Search the records below for the word "chart". Pull out each line that has it.

— start of Material for the task —

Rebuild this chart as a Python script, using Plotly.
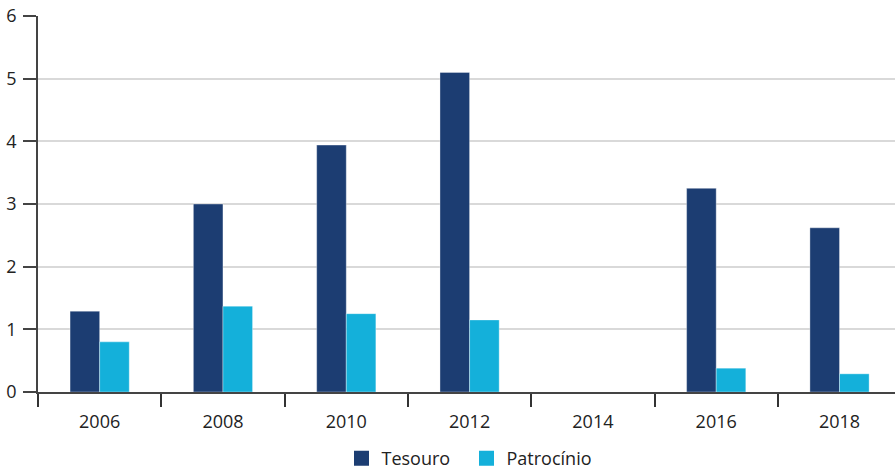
import plotly.graph_objects as go

years = ["2006", "2008", "2010", "2012", "2014", "2016", "2018"]
tesouro = [1.29, 3.0, 3.94, 5.1, None, 3.25, 2.62]
patrocinio = [0.8, 1.37, 1.25, 1.15, None, 0.38, 0.29]
series_names = ["Tesouro", "Patrocínio"]

dark = "#1c3d72"
light = "#14b0da"
font = "Open Sans"

fig = go.Figure()
fig.add_bar(x=years, y=tesouro, name=series_names[0], showlegend=False,
            marker=dict(color=dark, line=dict(color="rgba(255,255,255,0.35)", width=1)))
fig.add_bar(x=years, y=patrocinio, name=series_names[1], showlegend=False,
            marker=dict(color=light, line=dict(color="rgba(255,255,255,0.35)", width=1)))
# legend entries with larger square symbols
for nm, col in zip(series_names, [dark, light]):
    fig.add_scatter(x=[None], y=[None], mode="markers", name=nm,
                    marker=dict(symbol="square", size=15, color=col))

fig.update_layout(
    width=895, height=469,
    margin=dict(l=38, r=0, t=16, b=77, autoexpand=False),
    plot_bgcolor="white", paper_bgcolor="white",
    barmode="group", bargap=0.52, bargroupgap=0,
    font=dict(family=font, size=17, color="#222222"),
    showlegend=True,
    legend=dict(orientation="h", x=0.5, xanchor="center", y=-0.128, yanchor="top",
                font=dict(size=18), itemwidth=30, traceorder="normal",
                entrywidth=80, entrywidthmode="pixels"),
    xaxis=dict(type="category", range=[-0.5, 6.45], showline=True, linecolor="#444444", linewidth=1.5,
               ticks="outside", tickson="boundaries", ticklen=13, tickcolor="#333333", tickwidth=1.5,
               showgrid=False, tickfont=dict(size=18), ticklabelstandoff=13, automargin=False),
    yaxis=dict(range=[0, 6], dtick=1, showline=True, linecolor="#444444", linewidth=1.5,
               ticks="outside", ticklen=13, tickcolor="#444444", tickwidth=1.5,
               showgrid=True, gridcolor="#d9d9d9", gridwidth=1.5, zeroline=False,
               tickfont=dict(size=18), ticklabelstandoff=3, automargin=False),
)
fig.write_html("out.html")
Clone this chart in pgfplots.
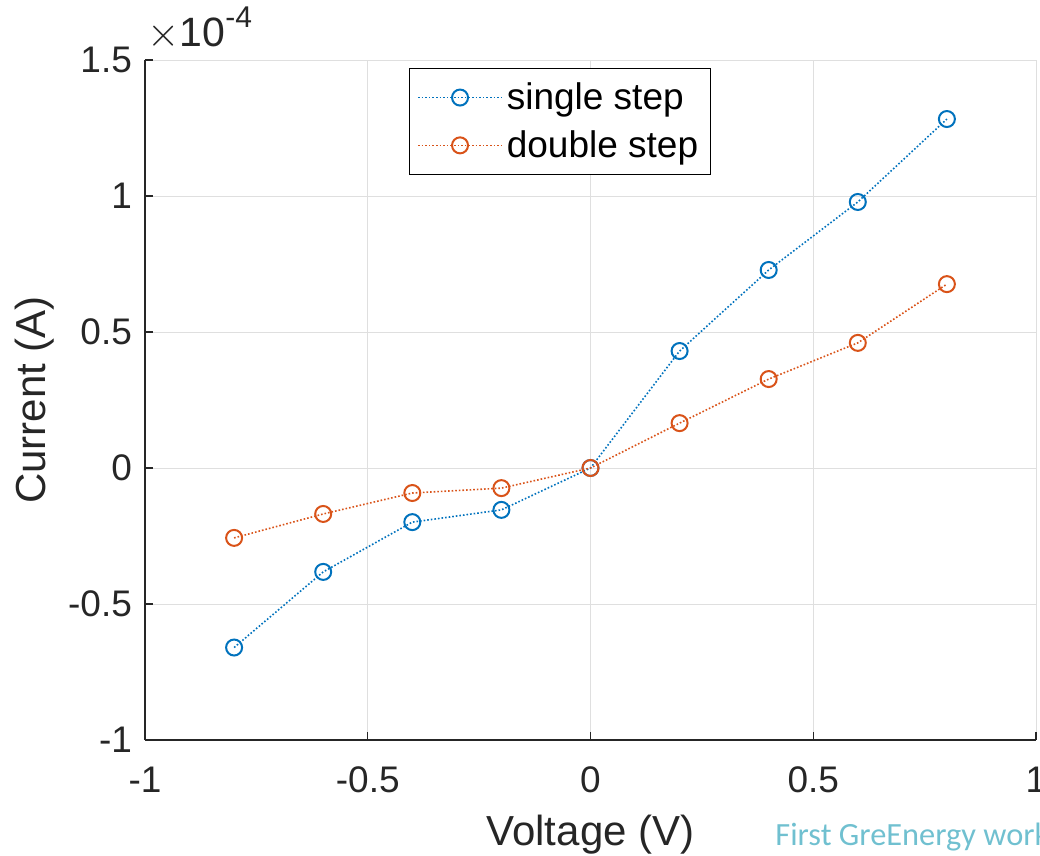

— end of Material for the task —

● Task response:
Rebuild this chart as a Python script, using Plotly.
Clone this chart in pgfplots.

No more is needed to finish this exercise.